● **Task description**
Make an exact transcription of the material, leaving out all images.

══ Data provided

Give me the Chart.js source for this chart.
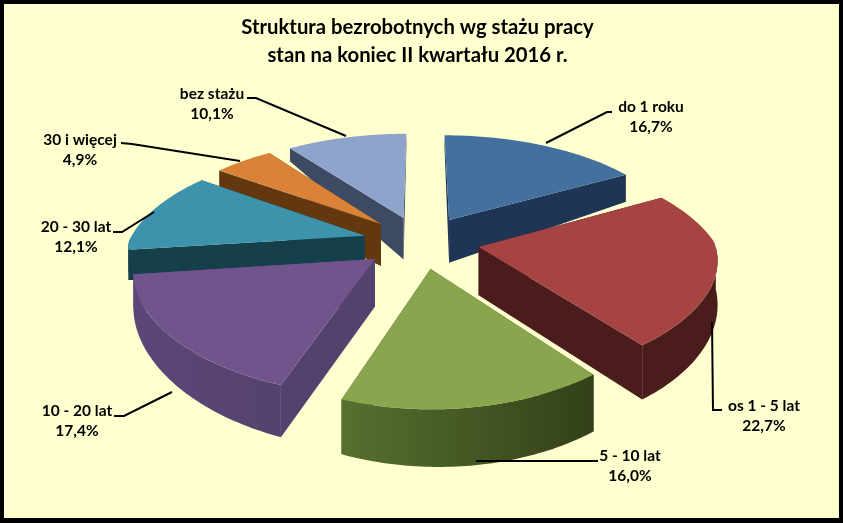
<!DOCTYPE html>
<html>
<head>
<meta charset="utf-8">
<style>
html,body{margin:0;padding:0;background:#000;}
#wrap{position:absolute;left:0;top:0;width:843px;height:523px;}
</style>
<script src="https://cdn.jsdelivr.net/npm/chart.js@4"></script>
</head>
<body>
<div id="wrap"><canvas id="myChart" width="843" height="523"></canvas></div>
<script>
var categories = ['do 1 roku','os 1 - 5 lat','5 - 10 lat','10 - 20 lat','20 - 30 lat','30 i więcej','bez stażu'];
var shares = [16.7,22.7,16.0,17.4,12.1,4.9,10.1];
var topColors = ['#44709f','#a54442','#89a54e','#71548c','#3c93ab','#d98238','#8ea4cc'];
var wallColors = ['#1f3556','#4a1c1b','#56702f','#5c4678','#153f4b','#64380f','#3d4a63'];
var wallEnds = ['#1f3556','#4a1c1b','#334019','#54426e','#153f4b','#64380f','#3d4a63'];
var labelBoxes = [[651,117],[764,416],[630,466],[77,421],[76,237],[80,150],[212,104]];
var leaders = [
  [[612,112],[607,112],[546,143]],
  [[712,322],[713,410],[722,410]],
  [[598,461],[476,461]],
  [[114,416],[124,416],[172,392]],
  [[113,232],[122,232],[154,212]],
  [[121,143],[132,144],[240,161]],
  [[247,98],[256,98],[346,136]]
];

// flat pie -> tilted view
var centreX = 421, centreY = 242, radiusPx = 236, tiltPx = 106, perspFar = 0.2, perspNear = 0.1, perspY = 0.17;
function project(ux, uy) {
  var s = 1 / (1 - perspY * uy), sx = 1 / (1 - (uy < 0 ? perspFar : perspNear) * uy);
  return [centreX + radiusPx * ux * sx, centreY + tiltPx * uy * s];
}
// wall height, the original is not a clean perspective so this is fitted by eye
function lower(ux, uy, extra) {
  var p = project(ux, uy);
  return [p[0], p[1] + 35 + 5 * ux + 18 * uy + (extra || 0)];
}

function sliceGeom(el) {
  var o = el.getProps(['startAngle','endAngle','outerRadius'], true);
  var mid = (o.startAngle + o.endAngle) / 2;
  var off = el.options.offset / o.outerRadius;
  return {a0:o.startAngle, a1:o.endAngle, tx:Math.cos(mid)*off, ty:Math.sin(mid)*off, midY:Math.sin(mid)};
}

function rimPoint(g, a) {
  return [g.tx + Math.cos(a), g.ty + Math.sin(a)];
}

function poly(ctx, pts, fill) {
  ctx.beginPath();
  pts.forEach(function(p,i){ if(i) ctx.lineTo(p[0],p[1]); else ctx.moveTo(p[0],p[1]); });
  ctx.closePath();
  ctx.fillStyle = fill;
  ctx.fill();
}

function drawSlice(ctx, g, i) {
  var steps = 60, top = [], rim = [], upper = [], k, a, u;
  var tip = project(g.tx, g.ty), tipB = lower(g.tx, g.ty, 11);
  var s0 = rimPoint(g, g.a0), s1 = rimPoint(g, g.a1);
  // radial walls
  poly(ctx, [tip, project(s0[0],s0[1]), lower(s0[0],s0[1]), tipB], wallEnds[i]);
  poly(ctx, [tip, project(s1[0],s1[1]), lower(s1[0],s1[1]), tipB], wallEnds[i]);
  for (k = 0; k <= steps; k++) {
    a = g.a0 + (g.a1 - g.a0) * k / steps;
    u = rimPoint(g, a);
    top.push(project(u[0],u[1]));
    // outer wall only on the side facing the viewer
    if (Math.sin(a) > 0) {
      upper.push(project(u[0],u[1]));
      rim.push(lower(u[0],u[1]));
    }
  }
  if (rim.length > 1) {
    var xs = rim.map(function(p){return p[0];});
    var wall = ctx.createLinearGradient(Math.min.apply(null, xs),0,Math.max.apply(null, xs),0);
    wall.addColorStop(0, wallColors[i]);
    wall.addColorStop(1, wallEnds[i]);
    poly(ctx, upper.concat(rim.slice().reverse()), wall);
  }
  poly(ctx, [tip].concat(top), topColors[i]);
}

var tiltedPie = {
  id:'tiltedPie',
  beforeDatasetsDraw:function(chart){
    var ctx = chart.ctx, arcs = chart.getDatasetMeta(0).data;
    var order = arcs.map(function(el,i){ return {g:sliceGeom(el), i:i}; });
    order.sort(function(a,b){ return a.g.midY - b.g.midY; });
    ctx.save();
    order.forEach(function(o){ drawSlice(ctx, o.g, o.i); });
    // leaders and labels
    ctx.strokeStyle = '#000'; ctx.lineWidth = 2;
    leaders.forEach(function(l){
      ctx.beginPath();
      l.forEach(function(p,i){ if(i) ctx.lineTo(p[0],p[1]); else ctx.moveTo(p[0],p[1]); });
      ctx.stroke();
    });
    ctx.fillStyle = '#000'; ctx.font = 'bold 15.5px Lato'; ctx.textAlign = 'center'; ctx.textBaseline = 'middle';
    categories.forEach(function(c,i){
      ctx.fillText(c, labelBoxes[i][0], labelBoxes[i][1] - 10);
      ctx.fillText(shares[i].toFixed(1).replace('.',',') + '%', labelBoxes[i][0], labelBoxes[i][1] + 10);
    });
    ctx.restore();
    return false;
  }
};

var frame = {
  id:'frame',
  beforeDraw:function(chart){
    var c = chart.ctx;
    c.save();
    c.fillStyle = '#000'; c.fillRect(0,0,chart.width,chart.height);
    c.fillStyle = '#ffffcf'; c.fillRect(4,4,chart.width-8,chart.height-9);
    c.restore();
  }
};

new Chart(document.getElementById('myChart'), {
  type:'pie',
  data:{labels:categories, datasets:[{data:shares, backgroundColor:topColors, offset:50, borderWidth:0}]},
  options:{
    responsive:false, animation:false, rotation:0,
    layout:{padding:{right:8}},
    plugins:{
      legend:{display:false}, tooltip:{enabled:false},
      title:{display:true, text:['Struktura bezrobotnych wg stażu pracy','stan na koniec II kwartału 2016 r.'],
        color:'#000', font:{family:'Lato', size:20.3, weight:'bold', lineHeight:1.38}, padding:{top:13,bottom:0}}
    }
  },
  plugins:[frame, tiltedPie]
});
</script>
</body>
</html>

════

● **Response below**
Give me the Chart.js source for this chart.
<!DOCTYPE html>
<html>
<head>
<meta charset="utf-8">
<style>
html,body{margin:0;padding:0;background:#000;}
#wrap{position:absolute;left:0;top:0;width:843px;height:523px;}
</style>
<script src="https://cdn.jsdelivr.net/npm/chart.js@4"></script>
</head>
<body>
<div id="wrap"><canvas id="myChart" width="843" height="523"></canvas></div>
<script>
var categories = ['do 1 roku','os 1 - 5 lat','5 - 10 lat','10 - 20 lat','20 - 30 lat','30 i więcej','bez stażu'];
var shares = [16.7,22.7,16.0,17.4,12.1,4.9,10.1];
var topColors = ['#44709f','#a54442','#89a54e','#71548c','#3c93ab','#d98238','#8ea4cc'];
var wallColors = ['#1f3556','#4a1c1b','#56702f','#5c4678','#153f4b','#64380f','#3d4a63'];
var wallEnds = ['#1f3556','#4a1c1b','#334019','#54426e','#153f4b','#64380f','#3d4a63'];
var labelBoxes = [[651,117],[764,416],[630,466],[77,421],[76,237],[80,150],[212,104]];
var leaders = [
  [[612,112],[607,112],[546,143]],
  [[712,322],[713,410],[722,410]],
  [[598,461],[476,461]],
  [[114,416],[124,416],[172,392]],
  [[113,232],[122,232],[154,212]],
  [[121,143],[132,144],[240,161]],
  [[247,98],[256,98],[346,136]]
];

// flat pie -> tilted view
var centreX = 421, centreY = 242, radiusPx = 236, tiltPx = 106, perspFar = 0.2, perspNear = 0.1, perspY = 0.17;
function project(ux, uy) {
  var s = 1 / (1 - perspY * uy), sx = 1 / (1 - (uy < 0 ? perspFar : perspNear) * uy);
  return [centreX + radiusPx * ux * sx, centreY + tiltPx * uy * s];
}
// wall height, the original is not a clean perspective so this is fitted by eye
function lower(ux, uy, extra) {
  var p = project(ux, uy);
  return [p[0], p[1] + 35 + 5 * ux + 18 * uy + (extra || 0)];
}

function sliceGeom(el) {
  var o = el.getProps(['startAngle','endAngle','outerRadius'], true);
  var mid = (o.startAngle + o.endAngle) / 2;
  var off = el.options.offset / o.outerRadius;
  return {a0:o.startAngle, a1:o.endAngle, tx:Math.cos(mid)*off, ty:Math.sin(mid)*off, midY:Math.sin(mid)};
}

function rimPoint(g, a) {
  return [g.tx + Math.cos(a), g.ty + Math.sin(a)];
}

function poly(ctx, pts, fill) {
  ctx.beginPath();
  pts.forEach(function(p,i){ if(i) ctx.lineTo(p[0],p[1]); else ctx.moveTo(p[0],p[1]); });
  ctx.closePath();
  ctx.fillStyle = fill;
  ctx.fill();
}

function drawSlice(ctx, g, i) {
  var steps = 60, top = [], rim = [], upper = [], k, a, u;
  var tip = project(g.tx, g.ty), tipB = lower(g.tx, g.ty, 11);
  var s0 = rimPoint(g, g.a0), s1 = rimPoint(g, g.a1);
  // radial walls
  poly(ctx, [tip, project(s0[0],s0[1]), lower(s0[0],s0[1]), tipB], wallEnds[i]);
  poly(ctx, [tip, project(s1[0],s1[1]), lower(s1[0],s1[1]), tipB], wallEnds[i]);
  for (k = 0; k <= steps; k++) {
    a = g.a0 + (g.a1 - g.a0) * k / steps;
    u = rimPoint(g, a);
    top.push(project(u[0],u[1]));
    // outer wall only on the side facing the viewer
    if (Math.sin(a) > 0) {
      upper.push(project(u[0],u[1]));
      rim.push(lower(u[0],u[1]));
    }
  }
  if (rim.length > 1) {
    var xs = rim.map(function(p){return p[0];});
    var wall = ctx.createLinearGradient(Math.min.apply(null, xs),0,Math.max.apply(null, xs),0);
    wall.addColorStop(0, wallColors[i]);
    wall.addColorStop(1, wallEnds[i]);
    poly(ctx, upper.concat(rim.slice().reverse()), wall);
  }
  poly(ctx, [tip].concat(top), topColors[i]);
}

var tiltedPie = {
  id:'tiltedPie',
  beforeDatasetsDraw:function(chart){
    var ctx = chart.ctx, arcs = chart.getDatasetMeta(0).data;
    var order = arcs.map(function(el,i){ return {g:sliceGeom(el), i:i}; });
    order.sort(function(a,b){ return a.g.midY - b.g.midY; });
    ctx.save();
    order.forEach(function(o){ drawSlice(ctx, o.g, o.i); });
    // leaders and labels
    ctx.strokeStyle = '#000'; ctx.lineWidth = 2;
    leaders.forEach(function(l){
      ctx.beginPath();
      l.forEach(function(p,i){ if(i) ctx.lineTo(p[0],p[1]); else ctx.moveTo(p[0],p[1]); });
      ctx.stroke();
    });
    ctx.fillStyle = '#000'; ctx.font = 'bold 15.5px Lato'; ctx.textAlign = 'center'; ctx.textBaseline = 'middle';
    categories.forEach(function(c,i){
      ctx.fillText(c, labelBoxes[i][0], labelBoxes[i][1] - 10);
      ctx.fillText(shares[i].toFixed(1).replace('.',',') + '%', labelBoxes[i][0], labelBoxes[i][1] + 10);
    });
    ctx.restore();
    return false;
  }
};

var frame = {
  id:'frame',
  beforeDraw:function(chart){
    var c = chart.ctx;
    c.save();
    c.fillStyle = '#000'; c.fillRect(0,0,chart.width,chart.height);
    c.fillStyle = '#ffffcf'; c.fillRect(4,4,chart.width-8,chart.height-9);
    c.restore();
  }
};

new Chart(document.getElementById('myChart'), {
  type:'pie',
  data:{labels:categories, datasets:[{data:shares, backgroundColor:topColors, offset:50, borderWidth:0}]},
  options:{
    responsive:false, animation:false, rotation:0,
    layout:{padding:{right:8}},
    plugins:{
      legend:{display:false}, tooltip:{enabled:false},
      title:{display:true, text:['Struktura bezrobotnych wg stażu pracy','stan na koniec II kwartału 2016 r.'],
        color:'#000', font:{family:'Lato', size:20.3, weight:'bold', lineHeight:1.38}, padding:{top:13,bottom:0}}
    }
  },
  plugins:[frame, tiltedPie]
});
</script>
</body>
</html>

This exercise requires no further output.